"That prayer of consecration [dedicating the Salt Lake Temple] is filled with thanksgiving for the blessings of the Lord upon His people. The occasion was the greatest and most significant event in the history of the Latter-day Saints in the Salt Lake Valley.
"It is a thing of note that Wilford Woodruff had been the one to drive the stake marking the site of the temple four days after the 1847 arrival of the pioneers. On that occasion President Brigham Young had declared, 'Here we will build a temple to our God.'
"Brother Woodruff saw with his own eyes the forty-year pageant of the construction of this magnificent house of the Lord. At the time of the temple dedication he was eighty-six years of age. He had been sustained President of the Church four years earlier. He had known all of the latter-day temples that had been built before this—Kirtland, Nauvoo, St. George, Logan, and Manti. He had presided in the St. George Temple from the time of its dedication in 1877 until 1884.
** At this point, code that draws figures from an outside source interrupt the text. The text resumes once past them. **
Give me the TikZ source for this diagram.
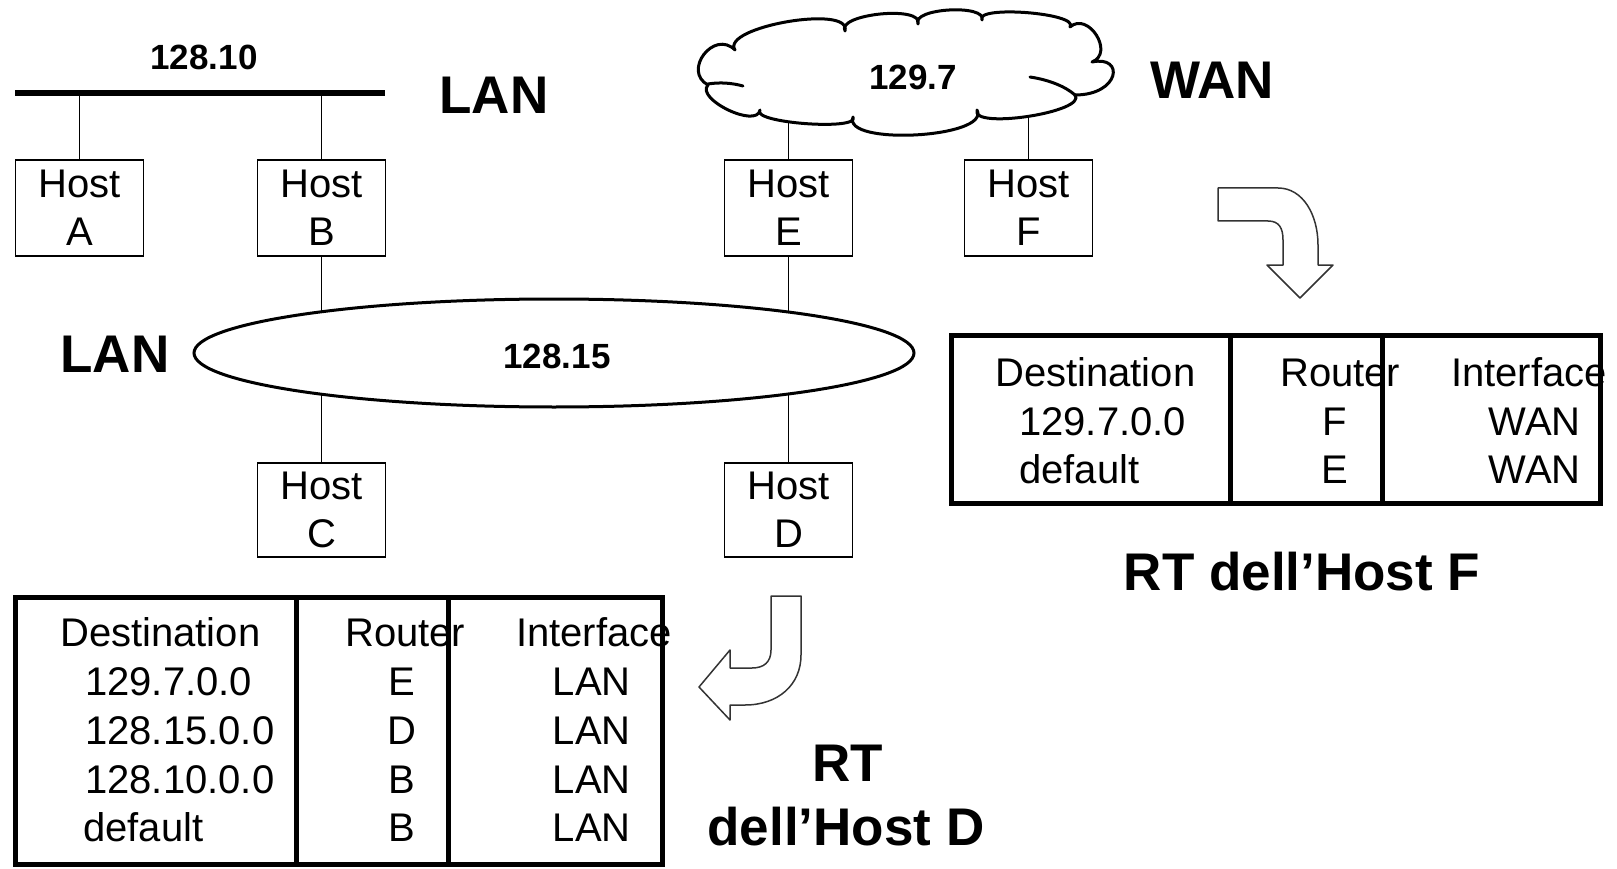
\documentclass[tikz,border=0pt]{standalone}
\usepackage{fontspec}
\setmainfont{Liberation Sans}
\usetikzlibrary{shapes.geometric}
\tikzset{
 host/.style={draw, line width=1.5pt, minimum width=128pt, minimum height=96pt, inner sep=0pt, align=center, font=\fontsize{40}{48}\selectfont},
 net/.style={font=\bfseries\fontsize{35}{42}\selectfont, inner sep=0pt},
 big/.style={font=\bfseries\fontsize{53}{64}\selectfont, inner sep=0pt},
 cell/.style={font=\fontsize{40}{48}\selectfont, inner sep=0pt},
 wire/.style={line width=1.5pt},
 cloudline/.style={line width=3pt, line join=round, line cap=round},
 tableframe/.style={draw, line width=5pt, inner sep=0pt},
 sep/.style={line width=5pt},
 bentarrow/.style={line width=1.5pt, draw=black!80, fill=white, line join=round}
}
\begin{document}
\begin{tikzpicture}[x=1pt,y=-1pt]
\useasboundingbox (0,0) rectangle (1617,869);

% top LAN bus
\coordinate (busL) at (15,93);
\coordinate (busR) at (385,93);
\draw[line width=6pt] (busL) -- (busR);
\node[net] (n12810) at (204,57) {128.10};
\node[big] (lanTop) at (494,95) {LAN};

\node[host] (A) at (79.5,208) {Host\\A};
\node[host] (B) at (321.5,208) {Host\\B};
\node[host] (E) at (788.5,208) {Host\\E};
\node[host] (F) at (1028.5,208) {Host\\F};
\node[host, minimum height=94pt] (C) at (321.5,510) {Host\\C};
\node[host, minimum height=94pt] (D) at (788.5,510) {Host\\D};

\draw[wire] (A.north) -- (A.north |- busL);
\draw[wire] (B.north) -- (B.north |- busL);

% WAN cloud
\coordinate (wanc) at (909,70);
\draw[wire] (E.north) -- (E.north |- wanc);
\draw[wire] (F.north) -- (F.north |- wanc);
\draw[cloudline, fill=white]
  (708,85) .. controls (682,71) and (714,29) .. (735,50)
  .. controls (720,27) and (852,4) .. (845,31)
  .. controls (836,14) and (924,5) .. (918,24)
  .. controls (911,8) and (987,4) .. (982,20)
  .. controls (974,5) and (1080,13) .. (1070,27)
  .. controls (1088,11) and (1115,53) .. (1092,62)
  .. controls (1125,55) and (1120,95) .. (1075,95)
  .. controls (1088,112) and (970,130) .. (977,110)
  .. controls (991,138) and (842,146) .. (853,117)
  .. controls (861,131) and (750,123) .. (760,110)
  .. controls (757,129) and (695,99) .. (708,85) -- cycle;
\draw[cloudline] (708,84) .. controls (720,82) and (732,83) .. (743,86);
\draw[cloudline] (1030,77) .. controls (1050,80) and (1066,87) .. (1075,95);
\node[net] (n1297) at (913,77) {129.7};
\node[big] (wanlbl) at (1212,80) {WAN};

% LAN 128.15
\draw[wire] (B.south) -- (C.north);
\draw[wire] (E.south) -- (D.north);
\node[ellipse, draw, line width=3pt, fill=white, minimum width=720pt, minimum height=108pt, inner sep=0pt] (lan2) at (554,353) {};
\node[net] (n12815) at (557,356) {128.15};
\node[big] (lanLeft) at (115,354) {LAN};

% bent arrows
\draw[bentarrow] (1218,188) -- (1278,188) .. controls (1303,188) and (1318,215) .. (1318,245) -- (1318,265) -- (1333,265) -- (1300,298) -- (1267,265) -- (1283,265) -- (1283,240) .. controls (1283,228) and (1279,221) .. (1268,221) -- (1218,221) -- cycle;
\draw[bentarrow] (771,596) -- (801,596) -- (801,655) .. controls (801,685) and (778,705) .. (745,705) -- (730,705) -- (730,720) -- (699,687) -- (730,650) -- (730,668) -- (752,668) .. controls (764,668) and (771,662) .. (771,650) -- cycle;

% routing table of host F
\node[tableframe, minimum width=649pt, minimum height=168pt] (rtF) at (1275.5,419) {};
\draw[sep] (1230,335) -- (1230,503);
\draw[sep] (1382,335) -- (1382,503);
\node[cell, anchor=base west] (fDest) at (995,386) {Destination};
\node[cell, anchor=base west] (f1) at (1019,435) {129.7.0.0};
\node[cell, anchor=base west] (f2) at (1019,483) {default};
\node[cell, anchor=base west] (fRouter) at (1280,386) {Router};
\node[cell, anchor=base] (fR1) at (1335,435) {F};
\node[cell, anchor=base] (fR2) at (1335,483) {E};
\node[cell, anchor=base east] (fIf) at (1607,386) {Interface};
\node[cell, anchor=base east] (fI1) at (1581,435) {WAN};
\node[cell, anchor=base east] (fI2) at (1581,483) {WAN};
\node[big] (rtFlbl) at (1302,572) {RT dell’Host F};

% routing table of host D
\node[tableframe, minimum width=647pt, minimum height=267pt] (rtD) at (338.5,730.5) {};
\draw[sep] (296,597) -- (296,864);
\draw[sep] (448,597) -- (448,864);
\node[cell, anchor=base west] (dDest) at (60,646) {Destination};
\node[cell, anchor=base west] (d1) at (85,695) {129.7.0.0};
\node[cell, anchor=base west] (d2) at (85,744) {128.15.0.0};
\node[cell, anchor=base west] (d3) at (85,793) {128.10.0.0};
\node[cell, anchor=base west] (d4) at (83,841) {default};
\node[cell, anchor=base west] (dRouter) at (345,646) {Router};
\node[cell, anchor=base] (dR1) at (402,695) {E};
\node[cell, anchor=base] (dR2) at (402,744) {D};
\node[cell, anchor=base] (dR3) at (402,793) {B};
\node[cell, anchor=base] (dR4) at (402,841) {B};
\node[cell, anchor=base east] (dIf) at (672,646) {Interface};
\node[cell, anchor=base east] (dI1) at (631,695) {LAN};
\node[cell, anchor=base east] (dI2) at (631,744) {LAN};
\node[cell, anchor=base east] (dI3) at (631,793) {LAN};
\node[cell, anchor=base east] (dI4) at (631,841) {LAN};
\node[big] (rtD1) at (848,763) {RT};
\node[big] (rtD2) at (846,827) {dell’Host D};
\end{tikzpicture}
\end{document}
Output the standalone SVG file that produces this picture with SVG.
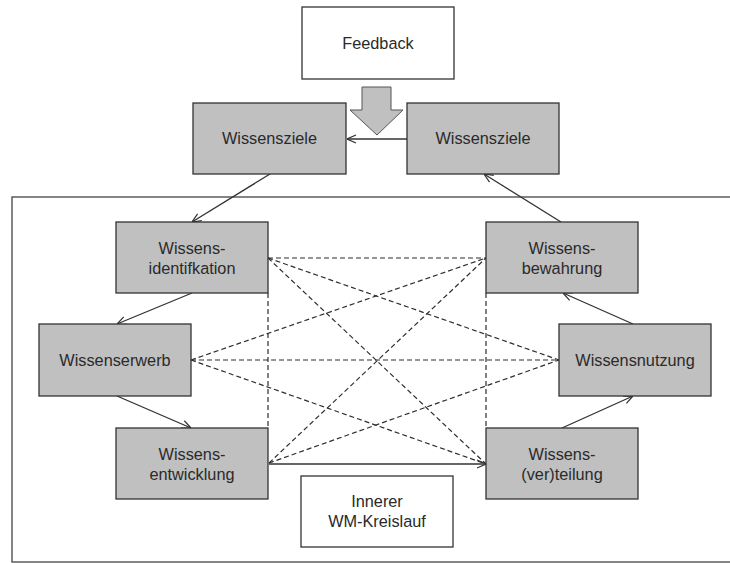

"Few, if any, had a better understanding of the purposes for which these structures are built. He grasped with eagerness and taught with clarity the importance of the ordinances in the house of the Lord and, particularly, of the validity of work for the dead and the manner in which families should be linked together in a great patriarchal chain.
"Beautiful is the prayer that he offered in the dedicatory service of what was then the newest temple in the Church and which has remained the largest."